Почти все, что Битов писал или говорил, – это попытка, большей частью удачная (тем и ценен), придать норме оригинальный характер, обосновать ее и преподнести в интеллектуально-осмысленном виде. Главным достижением становится такое истолкование нормы, при котором индивидуальность и уникальность переживания и осмысления оборачиваются возможностью их универсального использования. Тщательно избегая нравоучительных или пафосных интонаций, никому не навязывая своего способа размышления и взаимоотношения с реальностью, а как бы просто фиксируя приемы отмывания золотой частички нормы из потока банальных и слишком легких способов понимания ее, Битов стал задушевным собеседником для нескольких поколений интеллигентных советских читателей. Это произошло именно потому, что норма – самый экзотический и редко встречающийся продукт русской духовной и интеллектуальной жизни, то, что почти никому никогда не давалось и не дается до сих пор.
Битов достаточно рано сформулировал свои взаимоотношения между хаосом и гармонией; в «Выборе натуры» есть главка, которая так и называется «Феномен нормы». Норма нужна, «чтобы на стуле можно было сидеть, в окно смотреть, в поезде – ехать, хлеб – жевать, воду – пить и воздухом – дышать, слово – произносить…»2. То есть норма есть синоним жизни. Но не только. Норма еще нужна, «чтобы предметам соответствовали свои имена и назначения, и при этом они не переставали ими быть, как место для сидения, смотровая щель, транспортное средство, пищевой продукт, парк культуры и зона отдыха»3. То есть норма – это еще и условие жизни. Но и этого мало – в последующих абзацах появляется «божественная норма» (характерна неизбежная для советского времени прописная буква), «Норма творения», «общественные нормы», «нормальные святые», творцы, одаренные «нормой», «норма» как дар, «чувство нормы». Иначе говоря, «норма» у Битова становится советским эквивалентом гармонии и истины, тем, что противостоит хаосу и неправде. Но любящий заглядывать в разные словари и прежде всего сверяться у Даля Битов, конечно, знал, что Даль определяет норму как «образец или пример, общее правило, коему должно следовать во всех подобных случаях», ибо «нормальное» состояние – «обычное, законное, правильное, не впадающее ни в какую крайность».

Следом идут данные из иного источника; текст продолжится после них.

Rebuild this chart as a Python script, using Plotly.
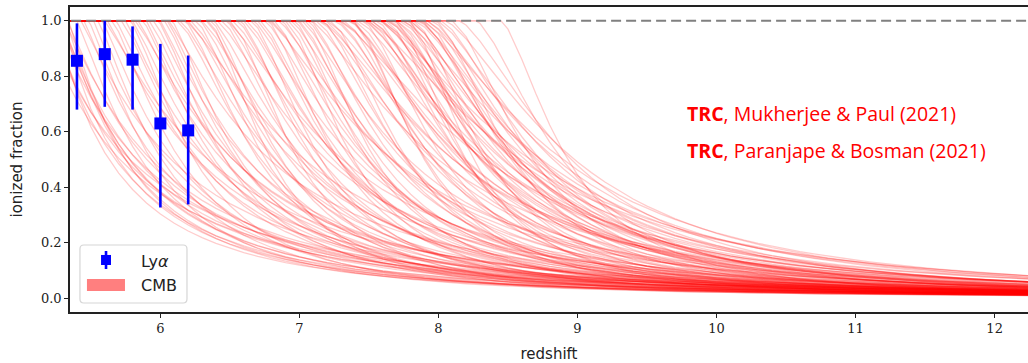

Совершенно не случайно Битов стал визитной карточкой именно постперестроечного времени. Не учивший жить не по лжи суровый борец с коммунизмом и историограф ГУЛАГа Солженицын, не тонкий стилист Саша Соколов, чья пластичная, фактурная проза была замечена сходящим во гроб Набоковым, не создатель чудной советской мениппеи Веничка Ерофеев. Из достаточного числа достойных и талантливых писателей востребован был именно он – нормально совестливый (то есть не максималист и не герой, но и не конформист), нормально умный (но не подверженный истерическому самокопанию), интеллигентный либеральный советский писатель-шестидесятник, всегда, кажется, говоривший и писавший то, что думает, но умудрявшийся всегда писать и думать в строго определенных границах разрешенного.
Подведем предварительные итоги. Я попытался определить, как ряд оппозиций «норма-аномальность», «естественность-искусственность», «автобиографичность-персонажность» проявились в творчестве Андрея Битова и Виктора Ерофеева. И почему именно Битов оказался созвучным сегодняшнему состоянию отечественной словесности.
Но есть еще одна оппозиция, о которой уже можно сказать, потому что ее очертания, намеченные пунктиром, проступали и раньше. Романтизм-классицизм. Точнее, их современные постмодернистские версии. Дело в том, что и проза Битова, и проза Ерофеева могут быть рассмотрены как две разные реакции на ощущение «конца литературы». Только если позиция Битова может быть артикулирована как «новых сюжетов больше не осталось», поэтому возможен только комментарий, то для Ерофеева – «никаких новых сюжетов и не было». И возможен только пародийный сюжет, пародийная цитата.